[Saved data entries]

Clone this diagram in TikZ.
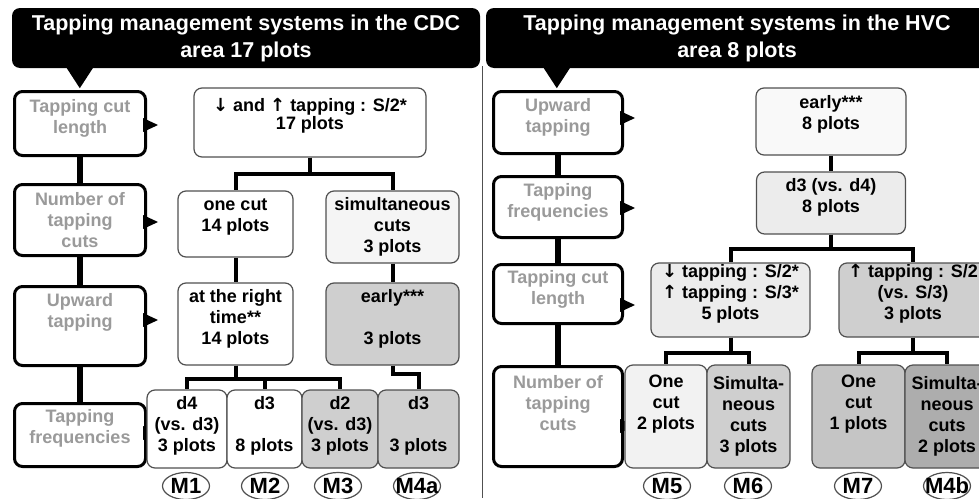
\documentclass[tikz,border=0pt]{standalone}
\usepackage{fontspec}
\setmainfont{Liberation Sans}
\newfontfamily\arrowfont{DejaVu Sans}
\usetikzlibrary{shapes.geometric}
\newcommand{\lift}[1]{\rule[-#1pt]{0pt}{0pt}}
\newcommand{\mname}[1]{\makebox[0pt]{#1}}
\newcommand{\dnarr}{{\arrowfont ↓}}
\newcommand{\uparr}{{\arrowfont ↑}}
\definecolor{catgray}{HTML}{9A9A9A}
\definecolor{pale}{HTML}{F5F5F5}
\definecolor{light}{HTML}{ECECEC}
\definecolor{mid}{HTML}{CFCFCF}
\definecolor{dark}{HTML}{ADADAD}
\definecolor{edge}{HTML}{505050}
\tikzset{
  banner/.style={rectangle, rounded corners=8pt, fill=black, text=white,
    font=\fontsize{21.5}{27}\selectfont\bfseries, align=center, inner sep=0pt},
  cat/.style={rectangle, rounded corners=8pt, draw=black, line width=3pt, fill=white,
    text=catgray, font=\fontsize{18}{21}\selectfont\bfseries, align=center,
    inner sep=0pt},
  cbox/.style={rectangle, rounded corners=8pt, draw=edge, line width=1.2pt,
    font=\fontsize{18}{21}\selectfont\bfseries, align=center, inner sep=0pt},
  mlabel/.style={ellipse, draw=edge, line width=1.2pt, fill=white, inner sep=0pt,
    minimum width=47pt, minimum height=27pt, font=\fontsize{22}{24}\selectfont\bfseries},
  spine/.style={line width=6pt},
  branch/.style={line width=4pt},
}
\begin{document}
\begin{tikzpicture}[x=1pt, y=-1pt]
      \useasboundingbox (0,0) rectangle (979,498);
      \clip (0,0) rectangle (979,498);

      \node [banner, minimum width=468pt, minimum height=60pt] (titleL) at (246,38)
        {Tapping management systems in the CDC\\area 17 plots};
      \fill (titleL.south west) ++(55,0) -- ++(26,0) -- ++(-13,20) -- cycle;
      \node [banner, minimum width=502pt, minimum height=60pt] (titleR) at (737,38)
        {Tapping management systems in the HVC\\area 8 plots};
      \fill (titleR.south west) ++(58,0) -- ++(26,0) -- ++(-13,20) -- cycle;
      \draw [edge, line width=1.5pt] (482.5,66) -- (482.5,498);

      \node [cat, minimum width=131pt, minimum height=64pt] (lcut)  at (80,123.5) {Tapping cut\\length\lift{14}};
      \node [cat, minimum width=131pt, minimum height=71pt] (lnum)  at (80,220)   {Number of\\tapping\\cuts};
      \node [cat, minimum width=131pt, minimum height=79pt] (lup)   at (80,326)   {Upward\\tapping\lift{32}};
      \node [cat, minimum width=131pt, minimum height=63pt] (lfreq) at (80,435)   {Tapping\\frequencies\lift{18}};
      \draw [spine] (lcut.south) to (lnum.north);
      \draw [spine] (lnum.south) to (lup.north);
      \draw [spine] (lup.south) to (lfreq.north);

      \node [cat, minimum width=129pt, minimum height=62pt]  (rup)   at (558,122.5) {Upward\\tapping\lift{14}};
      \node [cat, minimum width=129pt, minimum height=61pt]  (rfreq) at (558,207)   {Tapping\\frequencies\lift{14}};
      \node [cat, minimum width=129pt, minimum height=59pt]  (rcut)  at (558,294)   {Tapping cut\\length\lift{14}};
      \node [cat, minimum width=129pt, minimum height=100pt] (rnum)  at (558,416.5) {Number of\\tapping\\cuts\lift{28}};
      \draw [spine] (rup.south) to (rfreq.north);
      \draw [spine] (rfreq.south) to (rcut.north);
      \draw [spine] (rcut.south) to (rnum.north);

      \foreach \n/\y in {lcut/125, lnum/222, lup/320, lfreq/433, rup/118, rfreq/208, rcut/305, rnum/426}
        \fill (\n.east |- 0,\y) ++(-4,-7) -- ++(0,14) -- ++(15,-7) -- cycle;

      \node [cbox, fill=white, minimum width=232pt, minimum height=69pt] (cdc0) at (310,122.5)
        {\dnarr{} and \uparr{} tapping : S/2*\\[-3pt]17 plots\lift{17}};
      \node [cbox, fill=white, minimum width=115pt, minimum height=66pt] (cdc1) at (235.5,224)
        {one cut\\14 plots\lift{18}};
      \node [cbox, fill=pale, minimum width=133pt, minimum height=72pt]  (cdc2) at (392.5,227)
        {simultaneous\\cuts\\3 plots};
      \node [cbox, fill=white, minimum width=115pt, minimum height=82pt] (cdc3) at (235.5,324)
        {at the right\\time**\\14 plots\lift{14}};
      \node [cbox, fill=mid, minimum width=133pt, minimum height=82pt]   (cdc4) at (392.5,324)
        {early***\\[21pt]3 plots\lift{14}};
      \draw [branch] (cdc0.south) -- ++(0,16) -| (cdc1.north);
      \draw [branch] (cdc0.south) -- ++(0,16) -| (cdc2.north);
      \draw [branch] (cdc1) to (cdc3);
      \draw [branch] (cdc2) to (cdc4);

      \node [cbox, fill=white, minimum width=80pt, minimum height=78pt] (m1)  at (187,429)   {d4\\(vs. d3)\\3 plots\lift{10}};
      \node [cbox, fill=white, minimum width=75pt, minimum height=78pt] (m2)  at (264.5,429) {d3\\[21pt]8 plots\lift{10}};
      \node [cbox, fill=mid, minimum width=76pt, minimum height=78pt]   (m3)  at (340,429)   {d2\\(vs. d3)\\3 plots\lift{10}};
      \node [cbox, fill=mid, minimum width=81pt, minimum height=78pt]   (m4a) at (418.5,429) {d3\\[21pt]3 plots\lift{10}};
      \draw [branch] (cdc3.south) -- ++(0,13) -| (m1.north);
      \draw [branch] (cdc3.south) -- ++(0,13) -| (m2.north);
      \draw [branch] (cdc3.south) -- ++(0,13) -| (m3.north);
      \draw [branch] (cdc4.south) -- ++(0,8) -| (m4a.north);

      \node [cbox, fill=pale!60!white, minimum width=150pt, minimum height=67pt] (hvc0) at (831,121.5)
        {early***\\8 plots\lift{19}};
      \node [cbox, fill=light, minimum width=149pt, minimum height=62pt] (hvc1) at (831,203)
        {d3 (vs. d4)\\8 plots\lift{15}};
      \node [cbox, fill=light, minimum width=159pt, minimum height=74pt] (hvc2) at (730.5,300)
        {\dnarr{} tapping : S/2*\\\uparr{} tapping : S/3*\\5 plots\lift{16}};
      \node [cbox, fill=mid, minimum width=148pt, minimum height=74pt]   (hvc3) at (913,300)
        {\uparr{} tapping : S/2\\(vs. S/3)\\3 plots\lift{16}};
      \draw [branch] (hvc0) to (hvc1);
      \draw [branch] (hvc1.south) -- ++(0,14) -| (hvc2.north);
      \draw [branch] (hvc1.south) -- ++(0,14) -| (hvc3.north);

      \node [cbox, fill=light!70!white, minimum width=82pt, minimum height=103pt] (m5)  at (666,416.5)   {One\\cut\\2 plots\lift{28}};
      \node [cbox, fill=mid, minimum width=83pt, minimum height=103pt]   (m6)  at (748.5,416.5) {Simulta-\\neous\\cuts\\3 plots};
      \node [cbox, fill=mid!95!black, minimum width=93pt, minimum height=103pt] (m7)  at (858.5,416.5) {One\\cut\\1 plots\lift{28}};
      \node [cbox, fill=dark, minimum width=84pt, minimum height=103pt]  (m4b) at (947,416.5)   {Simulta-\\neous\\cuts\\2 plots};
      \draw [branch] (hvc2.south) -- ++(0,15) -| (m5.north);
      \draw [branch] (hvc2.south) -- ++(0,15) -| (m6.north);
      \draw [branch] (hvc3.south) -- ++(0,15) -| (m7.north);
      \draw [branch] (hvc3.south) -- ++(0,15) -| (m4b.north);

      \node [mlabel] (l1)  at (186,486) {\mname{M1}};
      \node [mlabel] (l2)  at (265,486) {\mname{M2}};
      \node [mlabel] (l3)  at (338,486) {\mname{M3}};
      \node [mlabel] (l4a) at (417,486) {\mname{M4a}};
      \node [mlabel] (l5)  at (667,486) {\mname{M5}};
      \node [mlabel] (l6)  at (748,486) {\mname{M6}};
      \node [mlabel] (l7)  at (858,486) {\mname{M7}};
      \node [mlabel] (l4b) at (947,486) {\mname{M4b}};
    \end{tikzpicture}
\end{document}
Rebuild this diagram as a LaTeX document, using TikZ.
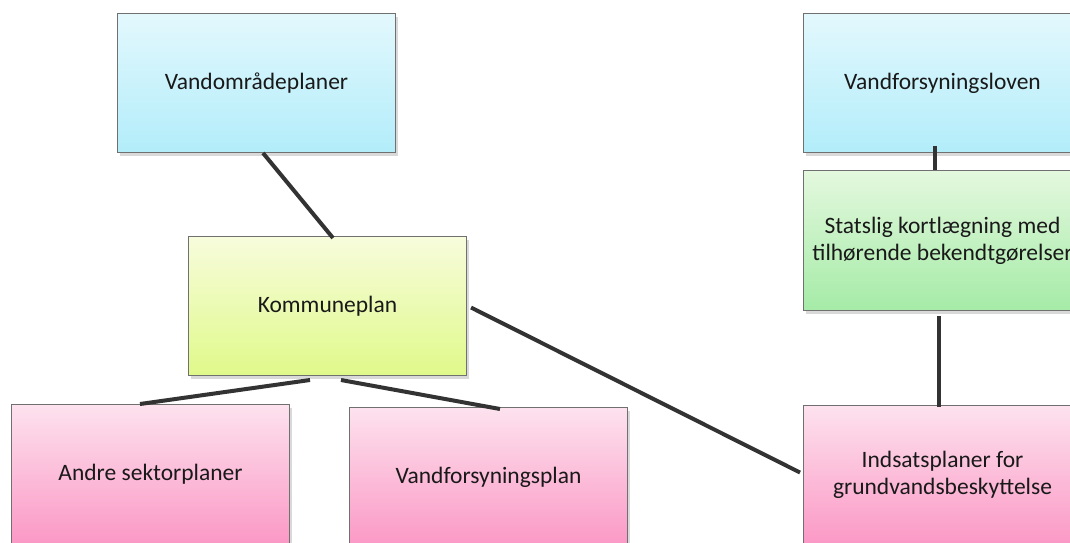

### Required task
Collect each line of the entries that has the word "this", copying it in full.

### Written solution
Clone this diagram in TikZ.
Rebuild this diagram as a LaTeX document, using TikZ.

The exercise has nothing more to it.